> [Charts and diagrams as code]

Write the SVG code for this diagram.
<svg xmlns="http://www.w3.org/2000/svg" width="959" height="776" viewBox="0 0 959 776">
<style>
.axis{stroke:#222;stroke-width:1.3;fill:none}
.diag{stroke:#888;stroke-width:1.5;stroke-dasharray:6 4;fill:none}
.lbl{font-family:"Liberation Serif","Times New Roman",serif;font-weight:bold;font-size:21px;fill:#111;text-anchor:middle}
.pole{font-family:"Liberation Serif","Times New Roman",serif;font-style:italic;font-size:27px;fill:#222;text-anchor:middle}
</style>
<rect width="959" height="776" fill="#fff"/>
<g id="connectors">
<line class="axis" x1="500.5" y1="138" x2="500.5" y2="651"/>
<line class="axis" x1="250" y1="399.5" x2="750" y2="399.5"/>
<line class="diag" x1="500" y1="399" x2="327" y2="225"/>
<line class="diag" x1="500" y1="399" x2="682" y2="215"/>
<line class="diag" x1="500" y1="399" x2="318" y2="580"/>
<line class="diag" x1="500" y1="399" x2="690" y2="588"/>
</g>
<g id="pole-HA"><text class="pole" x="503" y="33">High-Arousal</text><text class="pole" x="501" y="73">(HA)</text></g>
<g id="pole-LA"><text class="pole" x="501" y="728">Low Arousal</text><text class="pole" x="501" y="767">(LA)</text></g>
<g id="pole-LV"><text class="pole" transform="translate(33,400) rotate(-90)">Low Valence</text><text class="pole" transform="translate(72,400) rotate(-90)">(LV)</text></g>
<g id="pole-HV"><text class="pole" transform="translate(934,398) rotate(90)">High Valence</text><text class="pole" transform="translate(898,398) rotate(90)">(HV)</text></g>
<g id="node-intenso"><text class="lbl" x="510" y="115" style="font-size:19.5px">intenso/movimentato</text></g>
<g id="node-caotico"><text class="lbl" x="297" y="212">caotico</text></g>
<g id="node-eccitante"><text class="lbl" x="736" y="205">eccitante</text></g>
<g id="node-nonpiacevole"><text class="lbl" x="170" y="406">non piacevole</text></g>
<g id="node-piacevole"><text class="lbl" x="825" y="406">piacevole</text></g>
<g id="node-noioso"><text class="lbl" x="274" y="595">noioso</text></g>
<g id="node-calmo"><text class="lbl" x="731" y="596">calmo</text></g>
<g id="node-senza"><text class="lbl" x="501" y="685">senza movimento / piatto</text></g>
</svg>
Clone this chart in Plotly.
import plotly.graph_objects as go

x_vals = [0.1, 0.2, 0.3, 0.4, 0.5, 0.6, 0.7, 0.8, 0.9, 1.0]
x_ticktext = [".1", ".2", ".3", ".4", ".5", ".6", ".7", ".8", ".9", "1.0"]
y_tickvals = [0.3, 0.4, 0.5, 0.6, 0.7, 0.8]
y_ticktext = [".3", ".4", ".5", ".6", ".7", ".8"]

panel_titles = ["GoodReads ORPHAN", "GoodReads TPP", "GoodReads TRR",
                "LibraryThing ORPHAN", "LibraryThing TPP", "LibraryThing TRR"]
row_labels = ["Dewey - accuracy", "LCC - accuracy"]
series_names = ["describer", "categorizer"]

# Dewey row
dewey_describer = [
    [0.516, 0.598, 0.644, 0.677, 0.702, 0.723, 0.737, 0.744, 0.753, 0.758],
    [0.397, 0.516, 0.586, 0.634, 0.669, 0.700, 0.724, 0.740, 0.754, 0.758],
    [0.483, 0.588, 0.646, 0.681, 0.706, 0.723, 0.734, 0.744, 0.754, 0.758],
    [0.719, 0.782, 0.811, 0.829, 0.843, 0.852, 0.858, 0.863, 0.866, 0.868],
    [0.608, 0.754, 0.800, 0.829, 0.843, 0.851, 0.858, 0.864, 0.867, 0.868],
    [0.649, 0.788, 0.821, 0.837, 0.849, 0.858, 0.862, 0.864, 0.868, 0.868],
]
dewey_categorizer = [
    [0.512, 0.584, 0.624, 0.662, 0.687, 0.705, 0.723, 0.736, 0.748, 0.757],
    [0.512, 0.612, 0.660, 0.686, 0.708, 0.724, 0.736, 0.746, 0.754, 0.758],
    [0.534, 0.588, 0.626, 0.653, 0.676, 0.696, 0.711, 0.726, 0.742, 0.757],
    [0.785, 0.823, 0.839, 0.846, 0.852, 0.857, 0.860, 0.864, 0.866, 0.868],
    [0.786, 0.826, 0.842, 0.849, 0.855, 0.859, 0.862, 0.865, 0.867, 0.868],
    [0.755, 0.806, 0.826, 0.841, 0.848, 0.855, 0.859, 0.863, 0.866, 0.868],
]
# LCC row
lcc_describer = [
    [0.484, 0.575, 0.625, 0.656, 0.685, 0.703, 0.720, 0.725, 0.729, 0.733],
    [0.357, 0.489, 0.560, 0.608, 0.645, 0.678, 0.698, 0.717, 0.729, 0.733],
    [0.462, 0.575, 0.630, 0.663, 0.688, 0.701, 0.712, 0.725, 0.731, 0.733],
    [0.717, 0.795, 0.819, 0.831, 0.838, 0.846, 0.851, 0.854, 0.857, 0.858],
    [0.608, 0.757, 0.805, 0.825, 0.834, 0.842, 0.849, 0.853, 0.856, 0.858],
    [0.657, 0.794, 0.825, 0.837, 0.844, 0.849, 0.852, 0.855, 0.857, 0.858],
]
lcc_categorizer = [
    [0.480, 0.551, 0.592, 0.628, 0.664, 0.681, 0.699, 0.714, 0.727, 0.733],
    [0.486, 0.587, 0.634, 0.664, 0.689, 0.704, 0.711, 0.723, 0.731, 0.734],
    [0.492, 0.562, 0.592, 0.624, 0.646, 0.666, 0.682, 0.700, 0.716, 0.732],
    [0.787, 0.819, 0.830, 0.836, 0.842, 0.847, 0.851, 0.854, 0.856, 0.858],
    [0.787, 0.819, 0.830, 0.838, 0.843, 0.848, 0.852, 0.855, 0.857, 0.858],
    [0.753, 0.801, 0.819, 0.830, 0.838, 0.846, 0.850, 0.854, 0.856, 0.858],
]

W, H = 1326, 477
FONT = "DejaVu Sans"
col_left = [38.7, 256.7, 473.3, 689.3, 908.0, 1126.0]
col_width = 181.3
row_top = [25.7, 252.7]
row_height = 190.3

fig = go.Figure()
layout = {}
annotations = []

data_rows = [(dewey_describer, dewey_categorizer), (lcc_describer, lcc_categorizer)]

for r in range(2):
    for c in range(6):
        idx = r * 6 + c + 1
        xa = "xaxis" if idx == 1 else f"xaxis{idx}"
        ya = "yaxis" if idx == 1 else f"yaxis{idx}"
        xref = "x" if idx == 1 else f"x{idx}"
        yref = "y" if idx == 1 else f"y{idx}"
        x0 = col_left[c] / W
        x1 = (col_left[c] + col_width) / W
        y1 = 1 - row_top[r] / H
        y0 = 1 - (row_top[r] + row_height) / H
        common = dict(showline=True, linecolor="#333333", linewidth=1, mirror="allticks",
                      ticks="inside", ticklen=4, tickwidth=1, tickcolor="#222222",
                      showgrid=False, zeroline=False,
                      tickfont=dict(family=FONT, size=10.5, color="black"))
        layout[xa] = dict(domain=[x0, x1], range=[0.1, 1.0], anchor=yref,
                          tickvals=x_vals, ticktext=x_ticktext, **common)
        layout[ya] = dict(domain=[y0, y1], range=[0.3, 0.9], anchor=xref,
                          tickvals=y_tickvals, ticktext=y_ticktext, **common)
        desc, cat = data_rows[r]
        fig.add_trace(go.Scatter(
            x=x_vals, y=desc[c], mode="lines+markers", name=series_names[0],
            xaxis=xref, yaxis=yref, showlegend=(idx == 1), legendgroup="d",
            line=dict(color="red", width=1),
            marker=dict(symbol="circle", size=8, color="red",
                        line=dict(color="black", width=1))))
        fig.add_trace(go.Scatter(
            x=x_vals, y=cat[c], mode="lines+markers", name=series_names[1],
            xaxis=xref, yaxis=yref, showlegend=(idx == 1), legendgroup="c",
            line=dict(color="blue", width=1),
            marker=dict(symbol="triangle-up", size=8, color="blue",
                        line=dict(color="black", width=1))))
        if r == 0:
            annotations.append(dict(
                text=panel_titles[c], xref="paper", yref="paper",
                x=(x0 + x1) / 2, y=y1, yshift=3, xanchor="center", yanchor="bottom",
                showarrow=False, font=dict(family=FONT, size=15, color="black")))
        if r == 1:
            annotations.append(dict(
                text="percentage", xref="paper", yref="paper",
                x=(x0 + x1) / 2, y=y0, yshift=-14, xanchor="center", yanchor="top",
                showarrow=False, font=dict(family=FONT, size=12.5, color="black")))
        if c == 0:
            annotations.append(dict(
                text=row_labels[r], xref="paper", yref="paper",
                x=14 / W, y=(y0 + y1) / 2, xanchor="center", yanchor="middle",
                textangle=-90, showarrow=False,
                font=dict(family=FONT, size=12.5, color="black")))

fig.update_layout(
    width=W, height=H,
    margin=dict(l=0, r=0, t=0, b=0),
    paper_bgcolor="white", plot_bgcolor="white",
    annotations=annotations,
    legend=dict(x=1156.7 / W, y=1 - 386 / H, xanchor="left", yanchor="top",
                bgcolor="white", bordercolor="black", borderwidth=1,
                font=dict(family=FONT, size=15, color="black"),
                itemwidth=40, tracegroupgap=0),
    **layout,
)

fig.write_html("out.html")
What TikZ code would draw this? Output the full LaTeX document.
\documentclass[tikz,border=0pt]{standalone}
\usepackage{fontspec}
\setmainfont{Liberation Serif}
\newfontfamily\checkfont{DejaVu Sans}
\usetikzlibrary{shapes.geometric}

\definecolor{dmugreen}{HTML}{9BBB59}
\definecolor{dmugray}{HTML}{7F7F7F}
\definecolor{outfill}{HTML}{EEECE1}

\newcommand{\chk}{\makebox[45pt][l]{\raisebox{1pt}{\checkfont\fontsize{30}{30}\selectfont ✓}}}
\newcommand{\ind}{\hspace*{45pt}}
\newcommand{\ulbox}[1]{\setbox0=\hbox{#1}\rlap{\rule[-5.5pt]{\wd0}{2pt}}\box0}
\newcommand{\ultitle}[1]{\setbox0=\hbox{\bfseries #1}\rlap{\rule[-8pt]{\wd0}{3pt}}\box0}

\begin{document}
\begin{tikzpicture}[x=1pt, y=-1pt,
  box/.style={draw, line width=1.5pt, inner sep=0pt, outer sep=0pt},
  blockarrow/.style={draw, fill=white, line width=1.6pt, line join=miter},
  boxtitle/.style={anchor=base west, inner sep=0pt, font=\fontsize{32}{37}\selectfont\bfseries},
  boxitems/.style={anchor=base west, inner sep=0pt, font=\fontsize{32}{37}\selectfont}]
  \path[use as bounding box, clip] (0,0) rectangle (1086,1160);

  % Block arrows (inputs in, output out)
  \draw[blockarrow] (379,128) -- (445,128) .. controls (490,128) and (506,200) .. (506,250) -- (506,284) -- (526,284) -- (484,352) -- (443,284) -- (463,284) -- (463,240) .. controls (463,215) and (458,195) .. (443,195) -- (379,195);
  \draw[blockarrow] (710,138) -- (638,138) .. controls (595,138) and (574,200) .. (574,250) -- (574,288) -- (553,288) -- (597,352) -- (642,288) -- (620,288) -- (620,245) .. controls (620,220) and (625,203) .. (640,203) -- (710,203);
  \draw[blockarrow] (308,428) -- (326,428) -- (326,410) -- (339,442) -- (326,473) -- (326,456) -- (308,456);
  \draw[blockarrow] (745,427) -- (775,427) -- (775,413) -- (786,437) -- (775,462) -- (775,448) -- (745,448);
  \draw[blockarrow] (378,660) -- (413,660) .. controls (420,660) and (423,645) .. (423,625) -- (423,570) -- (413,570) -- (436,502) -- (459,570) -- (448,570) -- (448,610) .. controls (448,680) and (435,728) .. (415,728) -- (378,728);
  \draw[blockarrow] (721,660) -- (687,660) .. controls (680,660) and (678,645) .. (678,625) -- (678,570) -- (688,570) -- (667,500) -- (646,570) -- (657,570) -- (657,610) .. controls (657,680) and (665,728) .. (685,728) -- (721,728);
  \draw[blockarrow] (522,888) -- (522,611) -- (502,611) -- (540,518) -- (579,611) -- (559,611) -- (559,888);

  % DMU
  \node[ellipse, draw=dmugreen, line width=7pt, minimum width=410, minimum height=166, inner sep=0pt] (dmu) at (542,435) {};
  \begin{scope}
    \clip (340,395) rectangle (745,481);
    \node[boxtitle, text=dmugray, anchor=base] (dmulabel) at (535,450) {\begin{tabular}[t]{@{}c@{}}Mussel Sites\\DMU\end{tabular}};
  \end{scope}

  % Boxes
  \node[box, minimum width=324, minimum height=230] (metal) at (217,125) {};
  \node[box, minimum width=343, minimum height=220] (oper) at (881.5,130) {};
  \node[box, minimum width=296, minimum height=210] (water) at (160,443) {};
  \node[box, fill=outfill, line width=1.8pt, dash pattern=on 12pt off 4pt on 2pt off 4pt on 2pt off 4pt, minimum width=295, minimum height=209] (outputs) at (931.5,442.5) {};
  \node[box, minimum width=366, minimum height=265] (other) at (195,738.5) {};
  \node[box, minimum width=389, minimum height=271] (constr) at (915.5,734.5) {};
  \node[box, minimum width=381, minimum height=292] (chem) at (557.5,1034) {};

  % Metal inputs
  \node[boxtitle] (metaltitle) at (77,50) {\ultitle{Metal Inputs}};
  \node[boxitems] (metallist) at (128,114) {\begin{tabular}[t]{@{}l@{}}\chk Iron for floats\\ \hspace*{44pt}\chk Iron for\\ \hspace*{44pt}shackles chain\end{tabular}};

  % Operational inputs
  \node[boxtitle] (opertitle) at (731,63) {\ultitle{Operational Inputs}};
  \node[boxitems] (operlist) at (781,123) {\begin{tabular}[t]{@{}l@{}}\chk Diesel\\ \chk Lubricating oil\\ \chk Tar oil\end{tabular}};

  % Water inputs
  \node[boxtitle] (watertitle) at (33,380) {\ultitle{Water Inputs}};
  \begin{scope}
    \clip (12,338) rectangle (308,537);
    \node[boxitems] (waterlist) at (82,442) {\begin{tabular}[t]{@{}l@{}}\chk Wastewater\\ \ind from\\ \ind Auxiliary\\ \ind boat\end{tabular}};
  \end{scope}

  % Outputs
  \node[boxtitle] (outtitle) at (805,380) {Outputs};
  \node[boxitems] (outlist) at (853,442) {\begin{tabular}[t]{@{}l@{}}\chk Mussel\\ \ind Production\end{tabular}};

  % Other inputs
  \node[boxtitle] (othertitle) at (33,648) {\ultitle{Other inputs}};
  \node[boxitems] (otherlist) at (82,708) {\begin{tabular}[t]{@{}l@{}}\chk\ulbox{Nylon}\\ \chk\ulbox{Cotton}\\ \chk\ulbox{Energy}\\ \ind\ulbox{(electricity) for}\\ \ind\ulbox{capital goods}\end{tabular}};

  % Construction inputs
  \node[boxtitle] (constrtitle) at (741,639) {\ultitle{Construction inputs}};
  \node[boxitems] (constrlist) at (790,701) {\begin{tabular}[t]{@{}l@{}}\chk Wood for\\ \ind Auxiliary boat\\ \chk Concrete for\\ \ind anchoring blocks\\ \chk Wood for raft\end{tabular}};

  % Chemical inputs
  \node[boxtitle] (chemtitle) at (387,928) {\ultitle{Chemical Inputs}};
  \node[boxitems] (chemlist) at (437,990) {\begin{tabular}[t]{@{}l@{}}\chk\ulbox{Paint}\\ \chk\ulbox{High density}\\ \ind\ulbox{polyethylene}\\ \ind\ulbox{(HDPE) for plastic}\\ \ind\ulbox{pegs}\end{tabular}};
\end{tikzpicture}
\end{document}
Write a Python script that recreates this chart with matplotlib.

> [Work to do]
Take the line containing "What TikZ code" and the line containing "(0,0) rectangle (1086,1160);". Write out both and all lines between, exactly, and nothing more.

> [Solution for this task]
What TikZ code would draw this? Output the full LaTeX document.
\documentclass[tikz,border=0pt]{standalone}
\usepackage{fontspec}
\setmainfont{Liberation Serif}
\newfontfamily\checkfont{DejaVu Sans}
\usetikzlibrary{shapes.geometric}

\definecolor{dmugreen}{HTML}{9BBB59}
\definecolor{dmugray}{HTML}{7F7F7F}
\definecolor{outfill}{HTML}{EEECE1}

\newcommand{\chk}{\makebox[45pt][l]{\raisebox{1pt}{\checkfont\fontsize{30}{30}\selectfont ✓}}}
\newcommand{\ind}{\hspace*{45pt}}
\newcommand{\ulbox}[1]{\setbox0=\hbox{#1}\rlap{\rule[-5.5pt]{\wd0}{2pt}}\box0}
\newcommand{\ultitle}[1]{\setbox0=\hbox{\bfseries #1}\rlap{\rule[-8pt]{\wd0}{3pt}}\box0}

\begin{document}
\begin{tikzpicture}[x=1pt, y=-1pt,
  box/.style={draw, line width=1.5pt, inner sep=0pt, outer sep=0pt},
  blockarrow/.style={draw, fill=white, line width=1.6pt, line join=miter},
  boxtitle/.style={anchor=base west, inner sep=0pt, font=\fontsize{32}{37}\selectfont\bfseries},
  boxitems/.style={anchor=base west, inner sep=0pt, font=\fontsize{32}{37}\selectfont}]
  \path[use as bounding box, clip] (0,0) rectangle (1086,1160);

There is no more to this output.